■ **Problem details**
Tally the lines below that contain "Write". The number is the whole answer.

----- Provided data -----

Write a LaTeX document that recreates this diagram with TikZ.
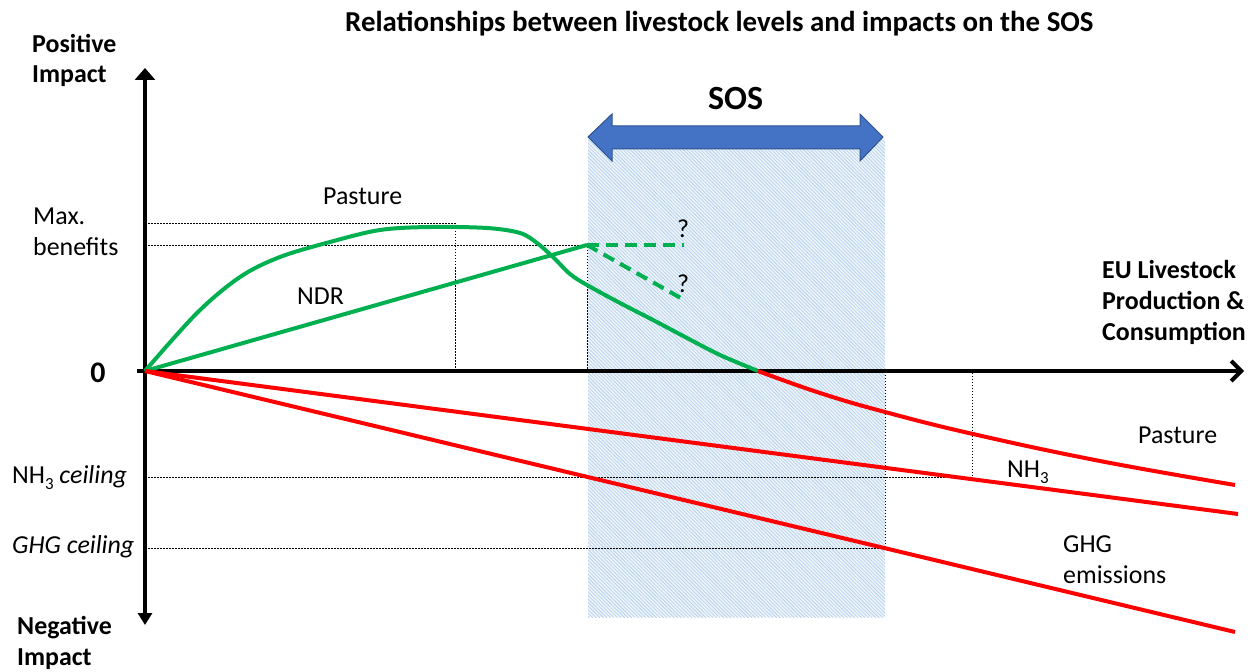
\documentclass[tikz,border=0pt]{standalone}
\usepackage{fontspec}
\setmainfont{Carlito}
\usetikzlibrary{arrows.meta,patterns.meta}
\definecolor{cgreen}{HTML}{00B050}
\definecolor{cred}{HTML}{FF0000}
\definecolor{cblue}{HTML}{4472C4}
\definecolor{cblueedge}{HTML}{2F528F}
\definecolor{chatch}{HTML}{9DC3E6}
\newcommand\lowthree{\raisebox{-0.25em}{\fontsize{17}{17}\selectfont 3}}
\tikzset{
  lbl/.style={inner sep=0pt,anchor=base west,align=left,font=\fontsize{26}{31}\selectfont},
  blbl/.style={lbl,font=\fontsize{26}{31}\selectfont\bfseries},
  axisline/.style={line width=4bp,black},
  guide/.style={line width=1bp,black,dash pattern=on 1.5bp off 1.5bp},
  gcurve/.style={line width=4bp,cgreen},
  rcurve/.style={line width=4bp,cred},
  gdash/.style={gcurve,dash pattern=on 12bp off 7bp}
}
\begin{document}
\begin{tikzpicture}[x=1bp,y=-1bp]
\useasboundingbox (0,0) rectangle (1249,672);
% key points
\coordinate (O) at (145,371);
\coordinate (ytop) at (145,68);
\coordinate (ybot) at (145,625);
\coordinate (xstart) at (137,371);
\coordinate (xend) at (1244,371);
\coordinate (ndrtop) at (587,245);
\coordinate (qa) at (684,245);
\coordinate (qb) at (686,301);
\coordinate (pzero) at (758,371);
% SOS zone
\fill[chatch!18] (588,140) rectangle (885,617);
\fill[pattern={Lines[angle=-45,distance=2.5bp,line width=0.6bp]},pattern color=chatch!85] (588,140) rectangle (885,617);
% guide lines
\draw[guide] (148,223) -- (455,223) -- (455,371);
\draw[guide] (148,245) -- (587,245) -- (587,371);
\draw[guide] (148,477) -- (972,477) -- (972,371);
\draw[guide] (148,548) -- (885,548) -- (885,369);
% axes
\draw[axisline,-{Straight Barb[length=10bp,width=20bp]}] (xstart) -- (xend);
\draw[axisline,{Triangle[length=12bp,width=14bp]}-{Triangle[length=12bp,width=20bp]}] (ybot) -- (ytop);
% green curves
\draw[gcurve] plot[smooth,tension=0.55] coordinates {(145,371) (197,313) (240,277) (280,257) (330,242) (380,230) (430,227) (487,228) (520,233) (537,243) (553,257) (570,274) (587,285) (620,303) (653,320) (687,338) (720,355) (758,371)};
\draw[gcurve] (O) -- (ndrtop);
\draw[gdash] (ndrtop) -- (qa);
\draw[gdash] (ndrtop) -- (qb);
% red curves
\draw[rcurve] plot[smooth,tension=0.7] coordinates {(pzero) (820,393) (885,412) (973,434) (1100,461) (1235,485)};
\coordinate (nh3end) at (1238,514);
\coordinate (ghgend) at (1235,632);
\draw[rcurve] (O) -- (nh3end);
\draw[rcurve] (O) -- (ghgend);
% SOS arrow
\draw[cblueedge,fill=cblue,line width=1bp] (588,137) -- (612,114) -- (612,126) -- (860,126) -- (860,114) -- (883,137) -- (860,161) -- (860,149) -- (612,149) -- (612,161) -- cycle;
% labels (base anchor = baseline of last line)
\node[lbl,font=\fontsize{29}{34}\selectfont\bfseries] (title) at (345,32) {Relationships between livestock levels and impacts on the SOS};
\node[lbl,font=\fontsize{34}{40}\selectfont\bfseries] (sos) at (708,110) {SOS};
\node[blbl] (pos) at (32,83) {Positive\\Impact};
\node[lbl] (maxb) at (33,255) {Max.\\benefits};
\node[inner sep=0pt,font=\fontsize{30}{34}\selectfont\bfseries] (zero) at (98,373) {0};
\node[lbl] (nh3c) at (12,483) {NH\lowthree{} \textit{ceiling}};
\node[lbl] (ghgc) at (12,553) {\textit{GHG ceiling}};
\node[blbl] (neg) at (17,665) {Negative\\Impact};
\node[lbl] (past1) at (323,205) {Pasture};
\node[lbl] (ndr) at (297,304) {NDR};
\node[lbl] (q1) at (677,238) {?};
\node[lbl] (q2) at (677,292) {?};
\node[blbl] (xlab) at (1102,340) {EU Livestock\\Production \&\\Consumption};
\node[lbl] (past2) at (1138,443) {Pasture};
\node[lbl] (nh3) at (1007,477) {NH\lowthree};
\node[lbl] (ghg) at (1063,583) {GHG\\emissions};
\end{tikzpicture}
\end{document}
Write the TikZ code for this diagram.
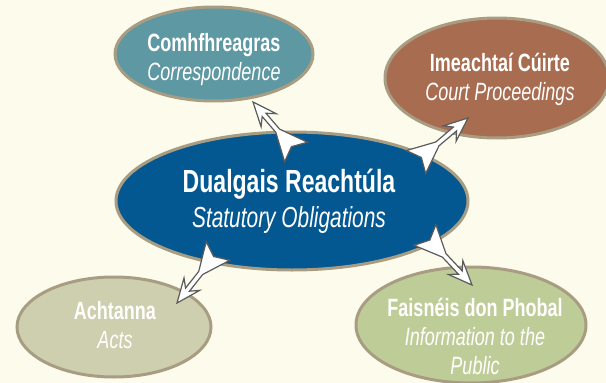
\documentclass[tikz,border=0pt]{standalone}
\usepackage{fontspec}
\setmainfont{Liberation Sans}[FakeStretch=0.72]
\usetikzlibrary{shapes.geometric,calc}
\definecolor{bgcream}{HTML}{FDFBEC}
\definecolor{rim}{HTML}{A89D82}
\definecolor{corrteal}{HTML}{5E98A2}
\definecolor{courtbrown}{HTML}{A86C50}
\definecolor{dualblue}{HTML}{045891}
\definecolor{actsgreen}{HTML}{CDCFAE}
\definecolor{infogreen}{HTML}{BECD97}
\definecolor{linkgray}{HTML}{5B5B5B}
\tikzset{
  bubble/.style={ellipse, draw=rim, line width=3pt, inner sep=0pt},
  caption/.style={text=white, align=center, inner sep=0pt, font=\fontsize{25}{29}\selectfont},
  link/.style={draw=linkgray, line width=1.2pt, fill=white}
}
% tail at #1, tip at #2
\newcommand{\swoosh}[2]{%
  \draw[link] (#2)
    -- ($($(#2)!24pt!(#1)$)!10pt!-90:(#1)$)
    -- ($($(#2)!17pt!(#1)$)!2.5pt!-90:(#1)$)
    -- ($($(#1)!28pt!(#2)$)!2.5pt!90:(#2)$)
    -- ($(#1)!15pt!90:(#2)$)
    -- ($(#1)!7pt!(#2)$)
    -- ($(#1)!15pt!-90:(#2)$)
    -- ($($(#1)!28pt!(#2)$)!2.5pt!-90:(#2)$)
    -- ($($(#2)!17pt!(#1)$)!2.5pt!90:(#1)$)
    -- ($($(#2)!24pt!(#1)$)!10pt!90:(#1)$)
    -- cycle;}
\begin{document}
\begin{tikzpicture}[x=1pt, y=-1pt]
\useasboundingbox (0,0) rectangle (606,383);
\fill[bgcream] (0,0) rectangle (606,383);

\node[bubble, fill=corrteal, minimum width=198pt, minimum height=94pt] (corr) at (214,54) {};
\node[bubble, fill=courtbrown, minimum width=224pt, minimum height=120pt] (court) at (497,78) {};
\node[bubble, fill=dualblue, minimum width=352pt, minimum height=138pt] (dual) at (292,201) {};
\node[bubble, fill=actsgreen, minimum width=194pt, minimum height=100pt] (acts) at (114,327) {};
\node[bubble, fill=infogreen, minimum width=230pt, minimum height=116pt] (info) at (471,325) {};

\node[caption] (corr-text) at ([yshift=-6pt]corr) {\bfseries Comhfhreagras\\\itshape Correspondence};
\node[caption] (court-text) at ([xshift=3pt, yshift=-1pt]court) {\bfseries Imeachtaí Cúirte\\\itshape Court Proceedings};
\node[caption, font=\fontsize{32}{35}\selectfont] (dual-text) at ([xshift=-3pt]dual)
  {\bfseries Dualgais Reachtúla\\\fontsize{29}{35}\selectfont\itshape Statutory Obligations};
\node[caption] (acts-text) at ([xshift=1pt, yshift=1.5pt]acts) {\bfseries Achtanna\\\itshape Acts};
\node[caption] (info-text) at ([xshift=4pt, yshift=-11.5pt]info)
  {\bfseries Faisnéis don Phobal\\\itshape Information to the\\\itshape Public};

\coordinate (dual-corr) at ($(dual)+(4,-49)$);
\coordinate (dual-court) at ($(dual)+(124,-39)$);
\coordinate (dual-acts) at ($(dual)+(-74,50)$);
\coordinate (dual-info) at ($(dual)+(133,34)$);
\coordinate (corr-end) at ($(corr)+(39,48)$);
\coordinate (court-end) at ($(court)+(-29,40)$);
\coordinate (acts-end) at ($(acts)+(63,-24)$);
\coordinate (info-end) at ($(info)+(1,-40)$);

\swoosh{dual-corr}{corr-end}
\swoosh{dual-court}{court-end}
\swoosh{dual-acts}{acts-end}
\swoosh{dual-info}{info-end}
\end{tikzpicture}
\end{document}
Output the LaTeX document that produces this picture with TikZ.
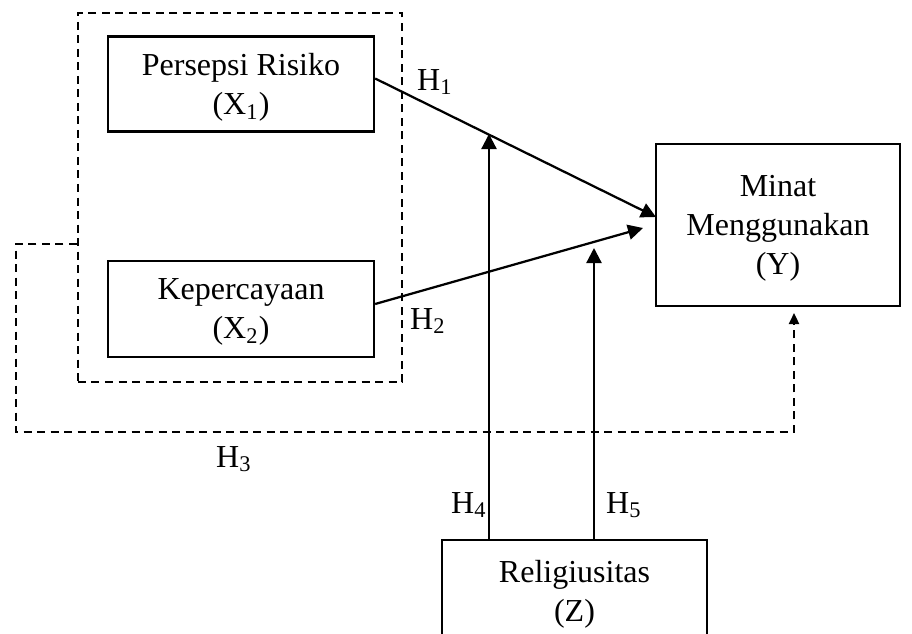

-----

■ **Solution to this exercise**
2